◆ DATA:
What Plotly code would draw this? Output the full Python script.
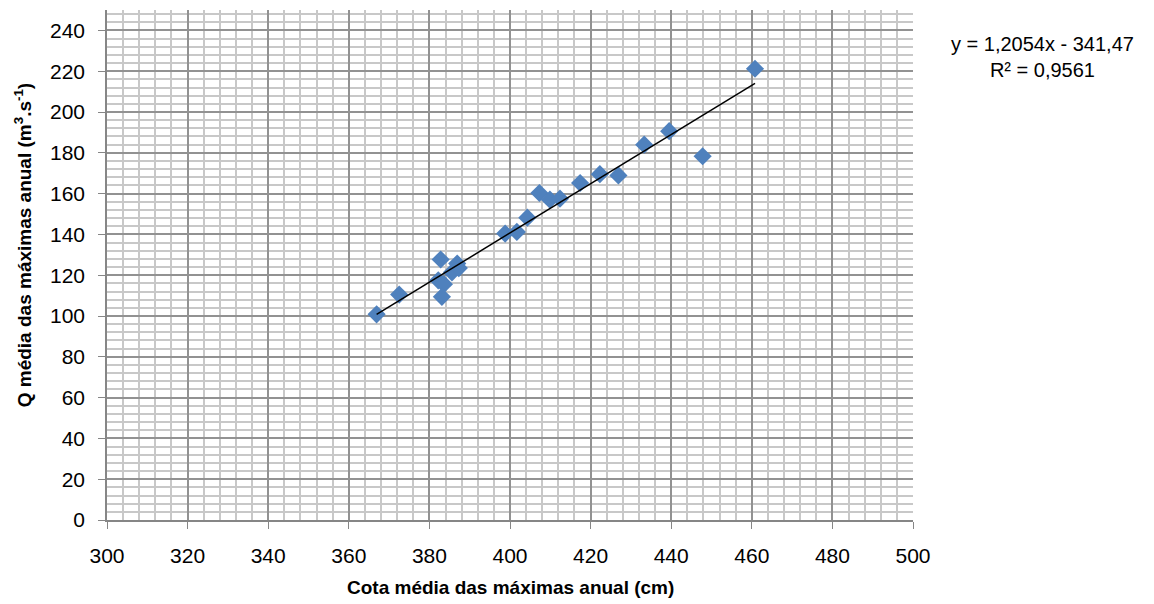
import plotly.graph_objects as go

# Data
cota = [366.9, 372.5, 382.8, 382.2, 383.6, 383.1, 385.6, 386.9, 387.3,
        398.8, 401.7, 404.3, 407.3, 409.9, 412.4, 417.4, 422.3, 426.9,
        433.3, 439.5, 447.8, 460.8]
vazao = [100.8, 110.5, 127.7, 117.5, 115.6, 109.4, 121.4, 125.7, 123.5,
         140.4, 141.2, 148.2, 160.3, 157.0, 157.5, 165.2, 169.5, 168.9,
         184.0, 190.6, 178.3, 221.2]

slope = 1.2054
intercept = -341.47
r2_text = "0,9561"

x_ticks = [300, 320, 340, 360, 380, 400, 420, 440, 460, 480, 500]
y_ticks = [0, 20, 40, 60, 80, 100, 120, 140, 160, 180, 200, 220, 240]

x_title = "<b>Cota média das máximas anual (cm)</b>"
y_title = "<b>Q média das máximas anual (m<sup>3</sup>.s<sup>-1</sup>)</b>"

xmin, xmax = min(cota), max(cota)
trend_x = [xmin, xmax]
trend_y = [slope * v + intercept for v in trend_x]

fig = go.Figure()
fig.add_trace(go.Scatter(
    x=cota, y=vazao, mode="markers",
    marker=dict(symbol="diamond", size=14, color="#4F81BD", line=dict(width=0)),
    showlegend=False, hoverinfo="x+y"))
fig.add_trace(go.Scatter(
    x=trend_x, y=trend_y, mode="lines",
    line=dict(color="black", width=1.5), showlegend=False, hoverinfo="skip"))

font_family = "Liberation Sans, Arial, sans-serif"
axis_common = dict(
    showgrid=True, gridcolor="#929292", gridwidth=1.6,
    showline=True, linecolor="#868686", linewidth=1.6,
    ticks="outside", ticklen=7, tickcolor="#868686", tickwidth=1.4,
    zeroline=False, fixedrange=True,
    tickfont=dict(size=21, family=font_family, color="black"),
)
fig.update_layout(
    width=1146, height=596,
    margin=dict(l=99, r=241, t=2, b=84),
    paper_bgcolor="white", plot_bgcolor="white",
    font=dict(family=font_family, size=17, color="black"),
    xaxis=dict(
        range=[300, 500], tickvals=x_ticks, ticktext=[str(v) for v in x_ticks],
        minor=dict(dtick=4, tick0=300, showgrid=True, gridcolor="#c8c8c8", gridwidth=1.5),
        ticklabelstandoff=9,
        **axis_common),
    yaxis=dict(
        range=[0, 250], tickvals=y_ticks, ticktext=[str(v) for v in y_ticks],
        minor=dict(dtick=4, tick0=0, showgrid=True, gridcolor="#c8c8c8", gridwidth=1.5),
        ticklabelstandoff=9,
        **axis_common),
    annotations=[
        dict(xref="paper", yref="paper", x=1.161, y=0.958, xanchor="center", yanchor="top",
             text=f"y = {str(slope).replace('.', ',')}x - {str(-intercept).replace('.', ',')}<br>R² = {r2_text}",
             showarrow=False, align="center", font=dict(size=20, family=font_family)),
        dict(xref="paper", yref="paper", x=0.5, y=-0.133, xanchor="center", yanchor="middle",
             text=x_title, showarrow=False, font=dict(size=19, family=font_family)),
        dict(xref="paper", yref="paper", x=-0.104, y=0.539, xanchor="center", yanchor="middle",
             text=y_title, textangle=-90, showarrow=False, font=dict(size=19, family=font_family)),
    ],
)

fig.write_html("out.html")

◆ TASK BRIEF:
Copy all the lines of data exactly as they appear, dropping any images.

◆ RESPONSE BELOW:
What Plotly code would draw this? Output the full Python script.
import plotly.graph_objects as go

# Data
cota = [366.9, 372.5, 382.8, 382.2, 383.6, 383.1, 385.6, 386.9, 387.3,
        398.8, 401.7, 404.3, 407.3, 409.9, 412.4, 417.4, 422.3, 426.9,
        433.3, 439.5, 447.8, 460.8]
vazao = [100.8, 110.5, 127.7, 117.5, 115.6, 109.4, 121.4, 125.7, 123.5,
         140.4, 141.2, 148.2, 160.3, 157.0, 157.5, 165.2, 169.5, 168.9,
         184.0, 190.6, 178.3, 221.2]

slope = 1.2054
intercept = -341.47
r2_text = "0,9561"

x_ticks = [300, 320, 340, 360, 380, 400, 420, 440, 460, 480, 500]
y_ticks = [0, 20, 40, 60, 80, 100, 120, 140, 160, 180, 200, 220, 240]

x_title = "<b>Cota média das máximas anual (cm)</b>"
y_title = "<b>Q média das máximas anual (m<sup>3</sup>.s<sup>-1</sup>)</b>"

xmin, xmax = min(cota), max(cota)
trend_x = [xmin, xmax]
trend_y = [slope * v + intercept for v in trend_x]

fig = go.Figure()
fig.add_trace(go.Scatter(
    x=cota, y=vazao, mode="markers",
    marker=dict(symbol="diamond", size=14, color="#4F81BD", line=dict(width=0)),
    showlegend=False, hoverinfo="x+y"))
fig.add_trace(go.Scatter(
    x=trend_x, y=trend_y, mode="lines",
    line=dict(color="black", width=1.5), showlegend=False, hoverinfo="skip"))

font_family = "Liberation Sans, Arial, sans-serif"
axis_common = dict(
    showgrid=True, gridcolor="#929292", gridwidth=1.6,
    showline=True, linecolor="#868686", linewidth=1.6,
    ticks="outside", ticklen=7, tickcolor="#868686", tickwidth=1.4,
    zeroline=False, fixedrange=True,
    tickfont=dict(size=21, family=font_family, color="black"),
)
fig.update_layout(
    width=1146, height=596,
    margin=dict(l=99, r=241, t=2, b=84),
    paper_bgcolor="white", plot_bgcolor="white",
    font=dict(family=font_family, size=17, color="black"),
    xaxis=dict(
        range=[300, 500], tickvals=x_ticks, ticktext=[str(v) for v in x_ticks],
        minor=dict(dtick=4, tick0=300, showgrid=True, gridcolor="#c8c8c8", gridwidth=1.5),
        ticklabelstandoff=9,
        **axis_common),
    yaxis=dict(
        range=[0, 250], tickvals=y_ticks, ticktext=[str(v) for v in y_ticks],
        minor=dict(dtick=4, tick0=0, showgrid=True, gridcolor="#c8c8c8", gridwidth=1.5),
        ticklabelstandoff=9,
        **axis_common),
    annotations=[
        dict(xref="paper", yref="paper", x=1.161, y=0.958, xanchor="center", yanchor="top",
             text=f"y = {str(slope).replace('.', ',')}x - {str(-intercept).replace('.', ',')}<br>R² = {r2_text}",
             showarrow=False, align="center", font=dict(size=20, family=font_family)),
        dict(xref="paper", yref="paper", x=0.5, y=-0.133, xanchor="center", yanchor="middle",
             text=x_title, showarrow=False, font=dict(size=19, family=font_family)),
        dict(xref="paper", yref="paper", x=-0.104, y=0.539, xanchor="center", yanchor="middle",
             text=y_title, textangle=-90, showarrow=False, font=dict(size=19, family=font_family)),
    ],
)

fig.write_html("out.html")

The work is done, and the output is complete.